В ответ мальчишка виртуозно выругался.
– Вот, – сказал я. – Ел бы ты борщ, сваренный матерью, а не лагерную баланду. Учился бы в футбол играть. Вши бы не ели.
– А ну тебя к матери, – сказал мальчишка, густо сплюнул в костер и ушел, на ходу независимо подтягивая свои спадающие штаны. Отойдя шагов десяток, плюнул еще раз и бросил по моему адресу:
– Вот тоже еще стерва выискалась.
В глазах его ненависть…
Позже по дороге из колонии дальше на север я все вспоминал этого мальчишку с его отвратительным сквернословием и с ненавистью в глазах и думал о полной, так сказать, законности, о неизбежной обусловленности вот этакой психологии. Не несчастная случайность, а общество, организованное в государство, лишило этого мальчишку его родителей. Его никто не подобрал и ему никто не помог. С первых же шагов своего самостоятельного и мало-мальски сознательного существования он был поставлен перед альтернативой – или помереть с голоду или нарушать общественные законы в их самой элементарнейшей форме. Вот один из случаев такого нарушения.

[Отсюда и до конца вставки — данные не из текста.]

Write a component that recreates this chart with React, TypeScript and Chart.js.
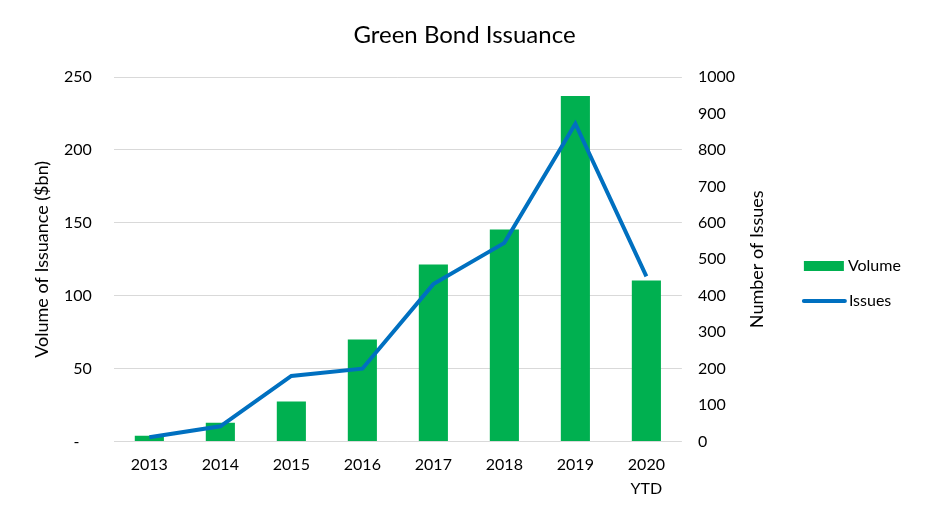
import React, { useEffect, useRef } from "react";
import { Chart, registerables } from "chart.js";

Chart.register(...registerables);

const categories: (string | string[])[] = ["2013", "2014", "2015", "2016", "2017", "2018", "2019", ["2020", "YTD"]];
const volume = [4, 13, 27.5, 70, 121.5, 145.5, 237, 110.5];
const issues = [12, 42, 180, 200, 432, 545, 872, 453];
const chartTitle = "Green Bond Issuance";
const leftTitle = "Volume of Issuance ($bn)";
const rightTitle = "Number of Issues";

const FONT = "Lato, 'Open Sans', sans-serif";

const decorPlugin = {
  id: "decor",
  afterDraw(chart: any) {
    const ctx = chart.ctx;
    const area = chart.chartArea;
    const midY = (area.top + area.bottom) / 2;
    ctx.save();
    ctx.fillStyle = "#000";
    ctx.font = `24px ${FONT}`;
    ctx.textAlign = "center";
    ctx.textBaseline = "middle";
    ctx.fillText(chartTitle, chart.width / 2, 35);
    // Axis titles (read bottom-to-top)
    ctx.font = `18px ${FONT}`;
    ctx.save();
    ctx.translate(42, midY);
    ctx.rotate(-Math.PI / 2);
    ctx.fillText(leftTitle, 0, 0);
    ctx.restore();
    ctx.save();
    ctx.translate(area.right + 75, midY);
    ctx.rotate(-Math.PI / 2);
    ctx.fillText(rightTitle, 0, 0);
    ctx.restore();
    // Legend
    const x0 = area.right + 122;
    const ds = chart.data.datasets;
    ctx.font = `16px ${FONT}`;
    ctx.textAlign = "left";
    ctx.fillStyle = ds[0].backgroundColor;
    ctx.fillRect(x0, 261, 40, 10);
    ctx.fillStyle = "#000";
    ctx.fillText(ds[0].label, x0 + 44, 266);
    ctx.strokeStyle = ds[1].borderColor;
    ctx.lineWidth = 4;
    ctx.lineCap = "round";
    ctx.beginPath();
    ctx.moveTo(x0, 301);
    ctx.lineTo(x0 + 41, 301);
    ctx.stroke();
    ctx.fillText(ds[1].label, x0 + 45, 301);
    ctx.restore();
  },
};

export default function App() {
  const ref = useRef<HTMLCanvasElement>(null);
  useEffect(() => {
    if (!ref.current) return;
    const chart = new Chart(ref.current, {
      type: "bar",
      data: {
        labels: categories,
        datasets: [
          {
            type: "bar",
            label: "Volume",
            data: volume,
            backgroundColor: "#00B050",
            yAxisID: "y",
            barPercentage: 0.41,
            categoryPercentage: 1,
            order: 2,
          },
          {
            type: "line",
            label: "Issues",
            data: issues,
            borderColor: "#0070C0",
            backgroundColor: "#0070C0",
            borderWidth: 4,
            pointRadius: 0,
            tension: 0,
            yAxisID: "y1",
            order: 1,
          } as any,
        ],
      },
      options: {
        animation: false,
        responsive: true,
        maintainAspectRatio: false,
        layout: { padding: { left: 42, right: 178, top: 77, bottom: 1 } },
        plugins: {
          legend: { display: false },
          tooltip: { enabled: false },
          title: { display: false },
        },
        scales: {
          x: {
            grid: { display: false, drawTicks: false },
            border: { display: false },
            ticks: {
              color: "#000",
              font: { family: FONT, size: 16, lineHeight: 1.45 },
              padding: 12,
              maxRotation: 0,
            },
          },
          y: {
            position: "left",
            min: 0,
            max: 250,
            grid: { color: "#D9D9D9", drawTicks: false, lineWidth: 1 },
            border: { display: false },
            ticks: {
              stepSize: 50,
              color: "#000",
              font: { family: FONT, size: 16 },
              padding: 22,
              callback: (v: any) => (v === 0 ? "-   " : String(v)),
            },
          },
          y1: {
            position: "right",
            min: 0,
            max: 1000,
            grid: { display: false, drawTicks: false },
            border: { display: false },
            ticks: {
              stepSize: 100,
              color: "#000",
              font: { family: FONT, size: 16 },
              padding: 16,
              callback: (v: any) => String(v),
            },
          },
        },
      },
      plugins: [decorPlugin],
    });
    return () => chart.destroy();
  }, []);
  return (
    <div style={{ position: "fixed", left: 0, top: 0, width: 929, height: 513, background: "#fff" }}>
      <canvas ref={ref} />
    </div>
  );
}
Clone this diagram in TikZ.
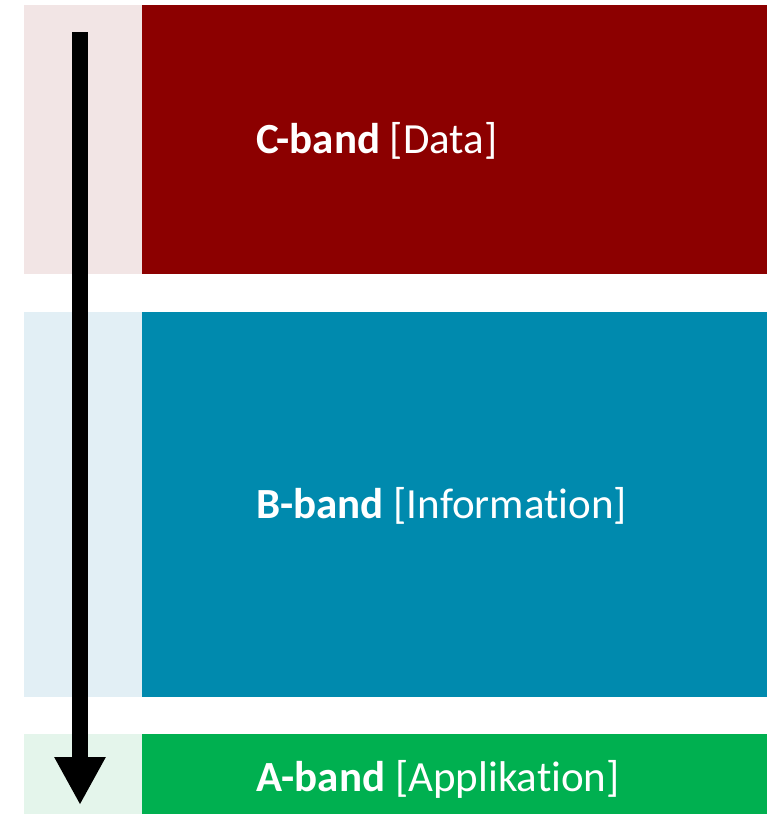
\documentclass[tikz,border=0pt]{standalone}
\usepackage{fontspec}
\setmainfont{Carlito}[Ligatures=NoCommon]
\usetikzlibrary{positioning,arrows.meta}

\definecolor{cDark}{RGB}{140,0,0}
\definecolor{cLight}{RGB}{242,229,229}
\definecolor{bDark}{RGB}{0,138,174}
\definecolor{bLight}{RGB}{226,239,245}
\definecolor{aDark}{RGB}{0,176,80}
\definecolor{aLight}{RGB}{228,245,235}

\begin{document}
\begin{tikzpicture}[x=1pt,y=-1pt]
    % -----------------------------
    % Parameters (in px of the sketch)
    % -----------------------------
    \def\stripW{118}    % width of the pale strip
    \def\bandW{625}     % width of the coloured band
    \def\txtShift{114}  % label offset from band edge
    \def\lw{16pt}       % arrow shaft width

    % -----------------------------
    % Styles
    % -----------------------------
    \tikzset{
      strip/.style={rectangle, inner sep=0pt, anchor=north west,
                    minimum width=\stripW pt},
      band/.style={rectangle, inner sep=0pt, anchor=north west,
                   minimum width=\bandW pt},
      lbl/.style={text=white, inner sep=0pt, font=\fontsize{43pt}{43pt}\selectfont},
      flow/.style={line width=\lw, black,
                   -{Triangle[width=48pt,length=48pt]}}
    }

    \useasboundingbox (0,0) rectangle (777,814);

    % -----------------------------
    % C-band
    % -----------------------------
    \node[strip, fill=cLight, minimum height=269pt] (stripC) at (24,5) {};
    \node[band, fill=cDark, minimum height=269pt] (bandC) at (142,5) {};
    \node[lbl, right=\txtShift pt of bandC.west, yshift=-1pt] (lblC) {\textbf{C-band} [Data]};

    % -----------------------------
    % B-band
    % -----------------------------
    \node[strip, fill=bLight, minimum height=385pt] (stripB) at (24,312) {};
    \node[band, fill=bDark, minimum height=385pt] (bandB) at (142,312) {};
    \node[lbl, right=\txtShift pt of bandB.west, yshift=-1pt] (lblB) {\textbf{B-band} [Information]};

    % -----------------------------
    % A-band
    % -----------------------------
    \node[strip, fill=aLight, minimum height=80pt] (stripA) at (24,734) {};
    \node[band, fill=aDark, minimum height=80pt] (bandA) at (142,734) {};
    \node[lbl, right=\txtShift pt of bandA.west, yshift=-5pt] (lblA) {\textbf{A-band} [Applikation]};

    % -----------------------------
    % Arrow across the strips
    % -----------------------------
    \coordinate (arrTop) at (80,32);
    \coordinate (arrTip) at (80,805);
    \draw[flow] (arrTop) -- (arrTip);

\end{tikzpicture}
\end{document}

Дело было на базаре в Одессе в 1925 или 1926 году. Какой-то беспризорник вырвал из рук какой-то дамочки каравай хлеба и бросился бежать. Дамочка подняла крик, мальчишку сбили с ног. Падая, мальчишка в кровь разбил себе лицо о мостовую. Дамочка подбежала и стада пинать его в спину и в бок. Примеру дамочки последовал еще кое-кто. С дамочкой, впрочем, было поступлено не по-хорошему. Какой-то студент зверской пощечиной сбил ее с ног. Но не в этом дело. Лежа на земле окровавленный и избиваемый, ежась и подставляя под удары наиболее выносливые части тела, мальчишка с жадной торопливостью рвал зубами и не жуя проглатывал куски измазанного в крови и грязи хлеба. Потом окровавленного мальчишку поволокли в милицию. Он шел, всхлипывая, утирая рукавом слезы и кровь и продолжал с той же жадной спешкой дожевывать такой ценой отвоеванный от судьбы кусок хлеба.